In his dissent, Chief Justice John Roberts lists 40 questions that represent only "a few uncertainties that quickly come to mind." The majority opinion "requires state and federal judges simultaneously to act as political scientists (why did candidate X win the election?), economists (was the financial support disproportionate?) and psychologists (is there likely to be a debt of gratitude?)"
Justice Kennedy tries to limit any judicial chaos by insisting that not every campaign contribution would demand recusal, and that this is an "exceptional case." But the support for this position by such opponents of judicial elections as the Brennan Center for Justice and the George Soros-funded Justice at Stake gives away the game.
These groups hope to brand all judicial elections with the taint of inevitable bias, and five Justices have now gone a long way to validating that claim. One result will be that far more decisions by elected judges will be challenged for bias, further tying up the courts and giving average citizens the impression that all judges can be bought. The ultimate goal of these groups is to have all judges selected by a club of lawyers and insiders that makes judges less accountable to average citizens.
Recusal standards are better handled at the state level, where individual judges are presumed to be impartial in their courtrooms. States have made their own rules for selecting judges, either through elections, or judicial selection commissions, or some variation of executive appointment and legislative confirmation. Allowing federal courts to second-guess state judges opens the door to unprecedented federal meddling.

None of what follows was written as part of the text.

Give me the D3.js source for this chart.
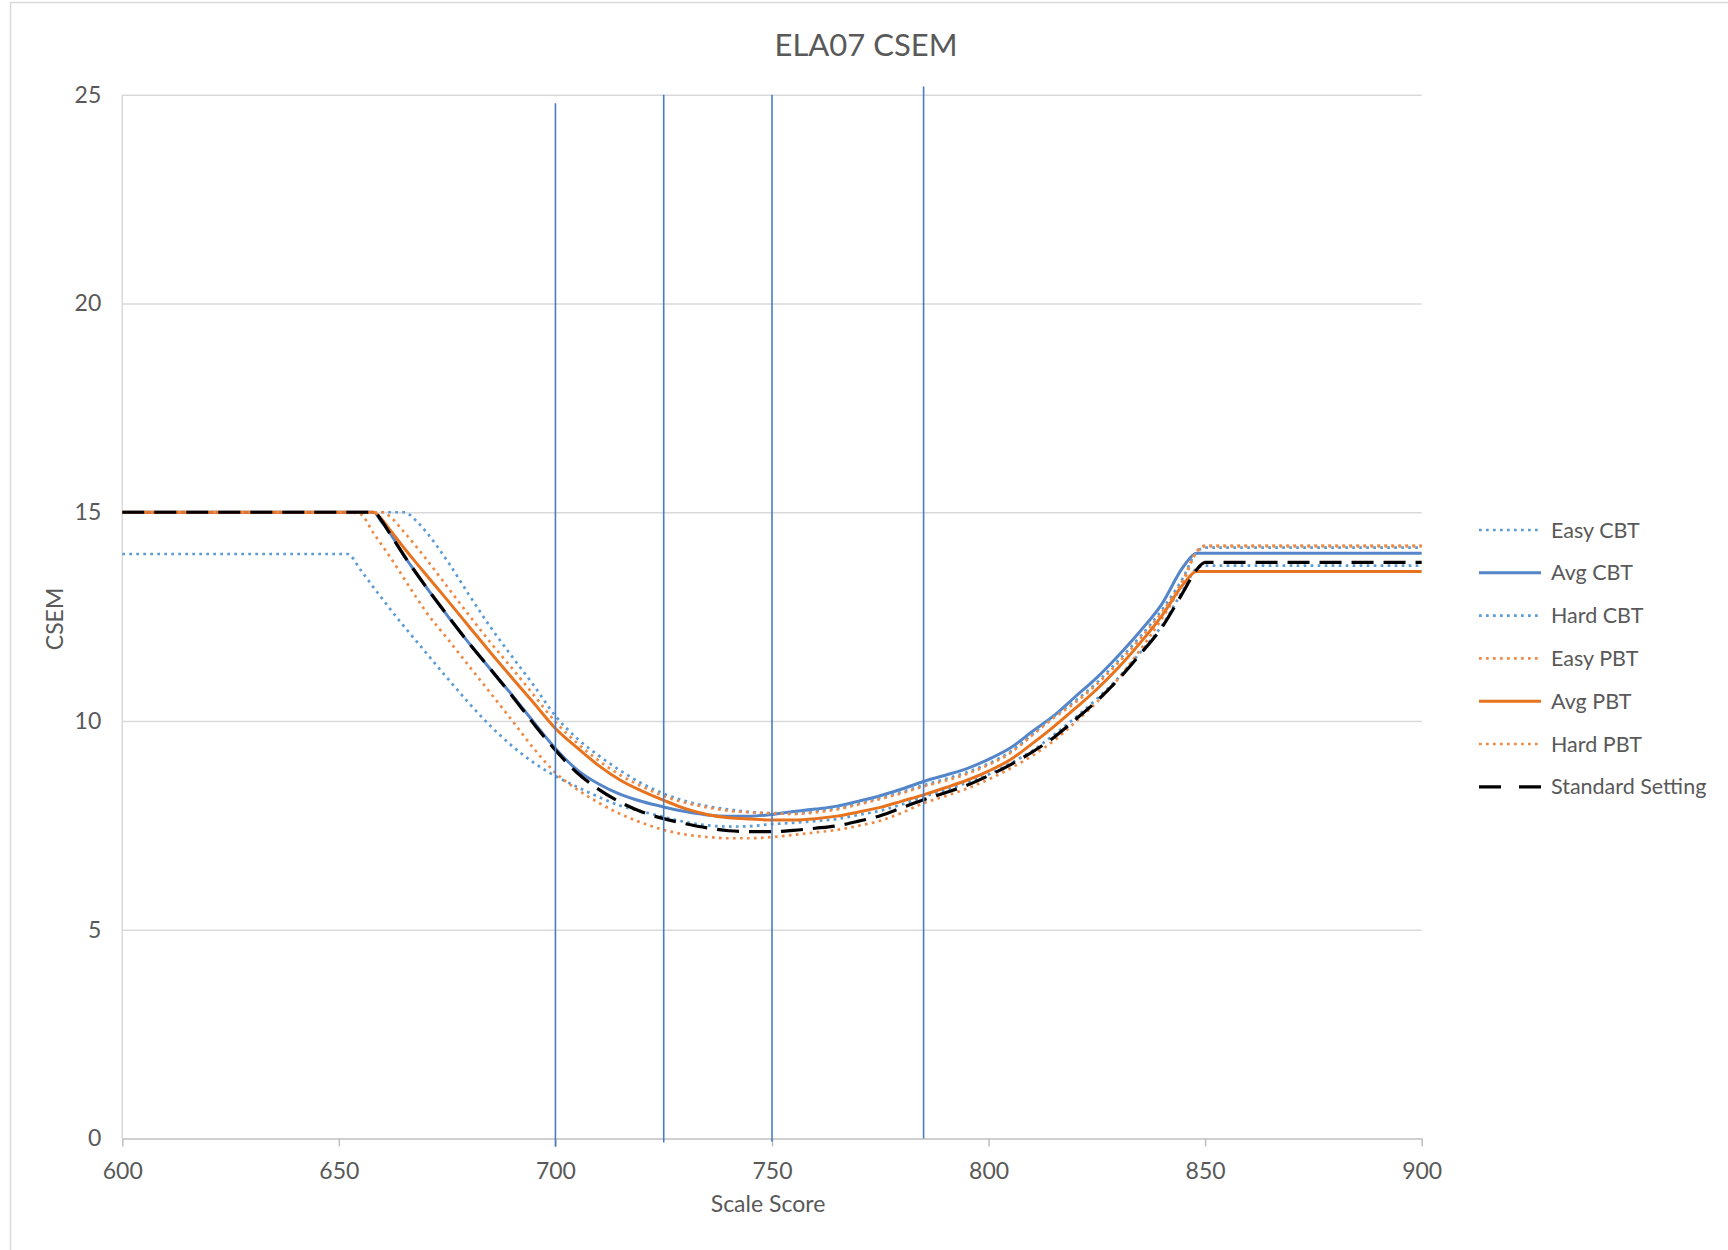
<!DOCTYPE html>
<html>
<head>
<meta charset="utf-8">
<script src="https://cdn.jsdelivr.net/npm/d3@7"></script>
<style>
  html, body { margin: 0; padding: 0; background: #ffffff; }
  svg { display: block; }
  text { font-family: Lato, "Open Sans", sans-serif; fill: #595959; }
</style>
</head>
<body>
<svg id="chart" width="1728" height="1250"></svg>
<script>
// Scale scores at which every CSEM series is tabulated
const scaleScores = [600, 650, 652, 655, 658, 660, 662, 665, 668, 670,
  675, 680, 685, 690, 695, 700, 705, 710, 715, 720, 725, 730, 735, 740, 745,
  750, 755, 760, 765, 770, 775, 780, 785, 790, 795, 800, 805, 810, 815, 820,
  825, 830, 835, 840, 845, 848, 850, 900];

const easyCBT = [14.0, 14.0, 14.0, 13.62, 13.2, 12.93, 12.66, 12.27, 11.9, 11.65,
  11.03, 10.43, 9.88, 9.4, 9.0, 8.68, 8.42, 8.18, 7.97, 7.83, 7.70, 7.58, 7.50, 7.47, 7.48,
  7.53, 7.56, 7.6, 7.65, 7.75, 7.85, 8.0, 8.18, 8.35, 8.52, 8.72, 8.98, 9.28, 9.66, 10.08,
  10.53, 11.04, 11.64, 12.28, 13.15, 13.65, 13.72, 13.72];

const avgCBT = [15, 15, 15, 15, 15, 14.75, 14.47, 13.97, 13.52, 13.23,
  12.53, 11.87, 11.24, 10.62, 9.97, 9.34, 8.83, 8.49, 8.24, 8.07, 7.94, 7.83, 7.75, 7.72, 7.72,
  7.76, 7.83, 7.89, 7.96, 8.08, 8.21, 8.37, 8.55, 8.7, 8.86, 9.08, 9.35, 9.74, 10.12, 10.58,
  11.04, 11.57, 12.15, 12.8, 13.7, 14.02, 14.02, 14.02];

const hardCBT = [15, 15, 15, 15, 15, 15, 15, 15, 14.78, 14.55,
  13.84, 13.03, 12.25, 11.54, 10.85, 10.12, 9.58, 9.17, 8.81, 8.5, 8.26, 8.08, 7.96, 7.88, 7.82,
  7.79, 7.79, 7.84, 7.91, 8.03, 8.16, 8.3, 8.46, 8.61, 8.77, 8.98, 9.26, 9.67, 10.1, 10.48,
  10.92, 11.45, 12.02, 12.66, 13.45, 14.05, 14.15, 14.15];

const easyPBT = [15, 15, 15, 14.95, 14.5, 14.2, 13.9, 13.42, 12.94, 12.63,
  11.98, 11.32, 10.67, 10.01, 9.34, 8.76, 8.36, 8.04, 7.77, 7.56, 7.39, 7.28, 7.22, 7.19, 7.19,
  7.22, 7.27, 7.33, 7.39, 7.49, 7.61, 7.8, 8.03, 8.2, 8.38, 8.6, 8.86, 9.16, 9.52, 9.97,
  10.45, 11.02, 11.7, 12.45, 13.35, 14.05, 14.2, 14.2];

const avgPBT = [15, 15, 15, 15, 15, 14.82, 14.55, 14.15, 13.77, 13.52,
  12.9, 12.27, 11.64, 11.03, 10.43, 9.82, 9.36, 8.93, 8.58, 8.32, 8.1, 7.9, 7.76, 7.68, 7.65,
  7.63, 7.63, 7.66, 7.72, 7.82, 7.93, 8.08, 8.23, 8.4, 8.58, 8.8, 9.07, 9.45, 9.86, 10.3,
  10.76, 11.28, 11.87, 12.52, 13.28, 13.58, 13.58, 13.58];

const hardPBT = [15, 15, 15, 15, 15, 15, 14.88, 14.53, 14.16, 13.9,
  13.22, 12.54, 11.88, 11.26, 10.62, 9.98, 9.47, 9.05, 8.7, 8.43, 8.2, 8.04, 7.93, 7.85, 7.81,
  7.79, 7.77, 7.81, 7.88, 8.0, 8.13, 8.27, 8.43, 8.57, 8.73, 8.95, 9.23, 9.65, 10.07, 10.44,
  10.88, 11.4, 11.97, 12.6, 13.4, 14.05, 14.18, 14.18];

const standardSetting = [15, 15, 15, 15, 15, 14.78, 14.45, 13.97, 13.52, 13.23,
  12.54, 11.87, 11.24, 10.6, 9.93, 9.3, 8.76, 8.36, 8.05, 7.82, 7.66, 7.54, 7.44, 7.37, 7.35,
  7.35, 7.38, 7.43, 7.49, 7.6, 7.73, 7.92, 8.11, 8.28, 8.46, 8.69, 8.95, 9.25, 9.6, 10.03,
  10.48, 11.0, 11.6, 12.24, 13.1, 13.62, 13.8, 13.8];

const seriesNames = ["Easy CBT", "Avg CBT", "Hard CBT", "Easy PBT", "Avg PBT", "Hard PBT", "Standard Setting"];
const seriesValues = [easyCBT, avgCBT, hardCBT, easyPBT, avgPBT, hardPBT, standardSetting];

// Cut-score reference lines (x position, lower and upper CSEM extent)
const cutScores = [700, 725, 750, 785];
const cutLow = [-0.2, -0.1, -0.08, 0];
const cutHigh = [24.8, 25, 25, 25.2];

const xTicks = [600, 650, 700, 750, 800, 850, 900];
const yTicks = [0, 5, 10, 15, 20, 25];

// Line styles per series
const styles = {
  "Easy CBT":         { color: "#5b9bd5", width: 2.7, dash: "2.7 4.3" },
  "Avg CBT":          { color: "#5585c9", width: 3,   dash: null },
  "Hard CBT":         { color: "#5b9bd5", width: 2.7, dash: "2.7 4.3" },
  "Easy PBT":         { color: "#ef8a46", width: 2.7, dash: "2.7 4.3" },
  "Avg PBT":          { color: "#e8731f", width: 3,   dash: null },
  "Hard PBT":         { color: "#ef8a46", width: 2.7, dash: "2.7 4.3" },
  "Standard Setting": { color: "#000000", width: 3.2, dash: "22 10" }
};

const svg = d3.select("#chart");

// Chart frame
svg.append("rect")
  .attr("x", 10.5).attr("y", 2.5)
  .attr("width", 1740).attr("height", 1260)
  .attr("fill", "none").attr("stroke", "#d9d9d9").attr("stroke-width", 1.5);

const x = d3.scaleLinear().domain([600, 900]).range([122.3, 1421.7]);
const y = d3.scaleLinear().domain([0, 25]).range([1138.4, 94.8]);

// Horizontal gridlines
svg.append("g")
  .attr("transform", `translate(${x(600)},0)`)
  .call(d3.axisLeft(y).tickValues(yTicks.filter(v => v > 0)).tickSize(-(x(900) - x(600))).tickFormat(""))
  .call(g => g.select(".domain").remove())
  .call(g => g.selectAll("line").attr("stroke", "#d9d9d9").attr("stroke-width", 1.5));

// Vertical axis line
svg.append("line")
  .attr("x1", x(600)).attr("x2", x(600))
  .attr("y1", y(25)).attr("y2", y(0))
  .attr("stroke", "#d9d9d9").attr("stroke-width", 1.5);

// Y tick labels
svg.append("g")
  .attr("transform", `translate(${x(600)},0)`)
  .call(d3.axisLeft(y).tickValues(yTicks).tickSize(0).tickPadding(21))
  .call(g => g.select(".domain").remove())
  .call(g => g.selectAll("text").attr("font-size", 23).attr("fill", "#595959")
    .attr("font-family", "Lato, 'Open Sans', sans-serif"));

// X axis with outward ticks
svg.append("g")
  .attr("transform", `translate(0,${y(0)})`)
  .call(d3.axisBottom(x).tickValues(xTicks).tickSize(8).tickSizeOuter(0).tickPadding(16))
  .call(g => g.select(".domain").attr("stroke", "#bfbfbf").attr("stroke-width", 1.5))
  .call(g => g.selectAll("line").attr("stroke", "#bfbfbf").attr("stroke-width", 1.5))
  .call(g => g.selectAll("text").attr("font-size", 23).attr("fill", "#595959")
    .attr("font-family", "Lato, 'Open Sans', sans-serif"));

// CSEM curves
const line = d3.line()
  .x((d, i) => x(scaleScores[i]))
  .y(d => y(d))
  .curve(d3.curveMonotoneX);

const curves = svg.append("g");
seriesNames.forEach((name, k) => {
  const s = styles[name];
  curves.append("path")
    .datum(seriesValues[k])
    .attr("d", line)
    .attr("fill", "none")
    .attr("stroke", s.color)
    .attr("stroke-width", s.width)
    .attr("stroke-linejoin", "round")
    .attr("stroke-dasharray", s.dash);
});

// Cut-score lines
svg.append("g").selectAll("line")
  .data(cutScores)
  .join("line")
  .attr("x1", d => x(d)).attr("x2", d => x(d))
  .attr("y1", (d, i) => y(cutLow[i])).attr("y2", (d, i) => y(cutHigh[i]))
  .attr("stroke", "#4a7cc4").attr("stroke-width", 1.6);

// Titles
svg.append("text")
  .attr("x", 866).attr("y", 56)
  .attr("text-anchor", "middle")
  .attr("font-size", 31)
  .text("ELA07 CSEM");

svg.append("text")
  .attr("x", 768).attr("y", 1212)
  .attr("text-anchor", "middle")
  .attr("font-size", 23)
  .text("Scale Score");

svg.append("text")
  .attr("transform", "translate(63,619) rotate(-90)")
  .attr("text-anchor", "middle")
  .attr("font-size", 23)
  .text("CSEM");

// Legend
const legend = svg.append("g");
const legendTop = 530, legendStep = 42.8;
seriesNames.forEach((name, k) => {
  const s = styles[name];
  const cy = legendTop + k * legendStep;
  legend.append("line")
    .attr("x1", 1479).attr("x2", 1541)
    .attr("y1", cy).attr("y2", cy)
    .attr("stroke", s.color)
    .attr("stroke-width", s.width)
    .attr("stroke-dasharray", name === "Standard Setting" ? "22 18" : s.dash);
  legend.append("text")
    .attr("x", 1551).attr("y", cy)
    .attr("dy", "0.35em")
    .attr("font-size", 21.5)
    .text(name);
});
</script>
</body>
</html>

Justice Kennedy may have indulged this intervention because his jurisprudence has always tended toward a presumption of judges as a superior, anointed class. He probably finds elections an untidy business. Yet the flood of challenges to judicial impartiality that he is unleashing will taint the entire judiciary by making most decisions appear personal. The cost of Mr. Kennedy's regrettable opinion will be a parade of Caperton motions, and a long shadow of doubt on courts across the country.